Quando l’economia è florida l’ottimismo sostiene piani di sviluppo e investimenti. Al contrario, in periodi di recessione, la maggior parte delle imprese si affanna a tagliare costi e spese. In questa frenesia quelle che sembra più ovvio ridurre sono le spese di marketing e pubblicitarie, mentre un certo scetticismo sembra impossessarsi di imprenditori e dirigenti riguardo gli investimenti in comunicazione. Tendono a considerare queste spese più come una forma di assicurazione difensiva, che come fattore di generazione di profitto.

Il principio su cui si basano è la fissazione di un budget del marketing come percentuale del fatturato previsto, sicché quando questo crolla ritengono di avere più di una buona ragione per tagliare le spese ad esso collegate.

È un atteggiamento che mette in luce quanto sia poco logico stabilire le spese di marketing sulla base del fatturato previsto. È come mettere il carro davanti ai buoi: il marketing è la causa dell’andamento del fatturato, non l’effetto. Si fissi un budget di marketing più consistente e si potranno prevedere entrate più consistenti.

E’ senza dubbio necessario  intervenire sui costi e sugli sprechi, ma occorre farlo in modo oculato, considerando gli impatti strategici dei tagli.

Relativamente al marketing occorre esaminare le diverse aree geografiche in cui l’impresa è presente, la profittabilità dei diversi segmenti serviti, le varie politiche promozionali e di comunicazione in correlazione con le azioni dei concorrenti, le performance dei canali distributivi. Ogni impresa presenta promozioni, canali e segmenti di mercato e aree geografiche non produttivi o deboli. La recessione richiede un’opera di pulizia.

Qualsiasi provvedimento le imprese intraprendono dovrebbero, tuttavia, osservare due regole. Anzitutto è necessario non compromettere la proposta di valore per il cliente (customer value proposition) . I clienti acquistano dall’impresa nutrendo determinate aspettative sulle qualità  del prodotto e sul servizio. Non si diminuisca l’esperienza attesa.  In secondo luogo, non si faccia gravare arbitrariamente sui propri fornitori e rivenditori il peso dei costi senza prima averli consultati. Se si compromette la proposta di valore per i partner, essi inizieranno a stringere alleanze con i concorrenti o a scaricare la conflittualità del rapporto sulla qualità delle forniture.

Le imprese dovrebbero considerare l’ipotesi di ridurre temporaneamente prezzi anche se questo comprometterà ai loro margini. È meglio tenersi stretti di clienti che lasciarmi andare via e dare loro la possibilità di sperimentare i concorrenti. Dal momento che durante una fase di recessione clienti sono molto sensibili al prezzo, le agevolazioni sui prezzi sono giustificate.

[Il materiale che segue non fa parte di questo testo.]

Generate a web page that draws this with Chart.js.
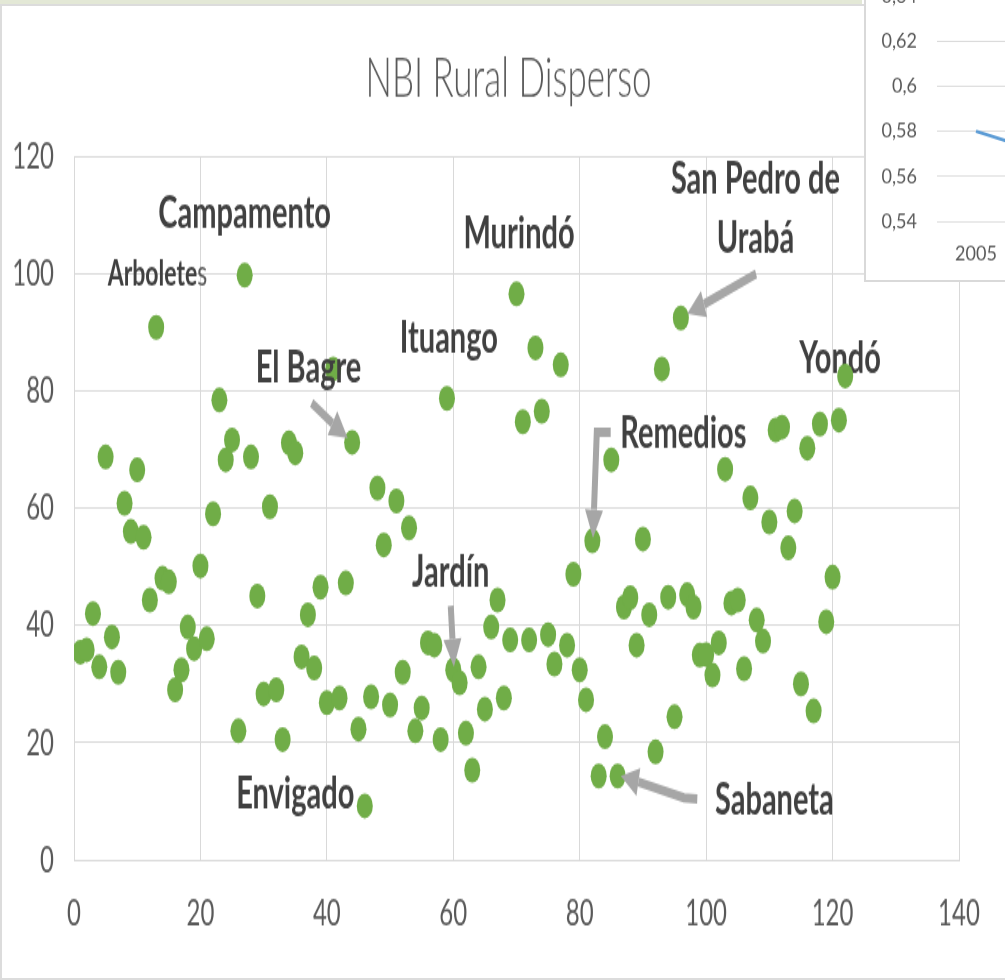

Alcune imprese accorte, invece di ricorrere ai tagli, potrebbero mantenere inalterati o addirittura aumentare il loro budget volti a conquistare la quota di mercato dei concorrenti che, invece, scelgono di ridurli.  Se un’impresa dispone di risorse, potrebbe considerare la recessione un’opportunità per sviluppare il suo business a spese dei concorrenti. Secondo quanto diverse ricerche hanno dimostrato, le imprese che durante la recessione mantengono la loro spesa di marketing escono da questa fase più forti rispetto quelle che non hanno seguito la stessa politica.

Le imprese ancora più sagge creeranno una cultura consapevole dei costi non solo durante periodi di recessione ma sempre.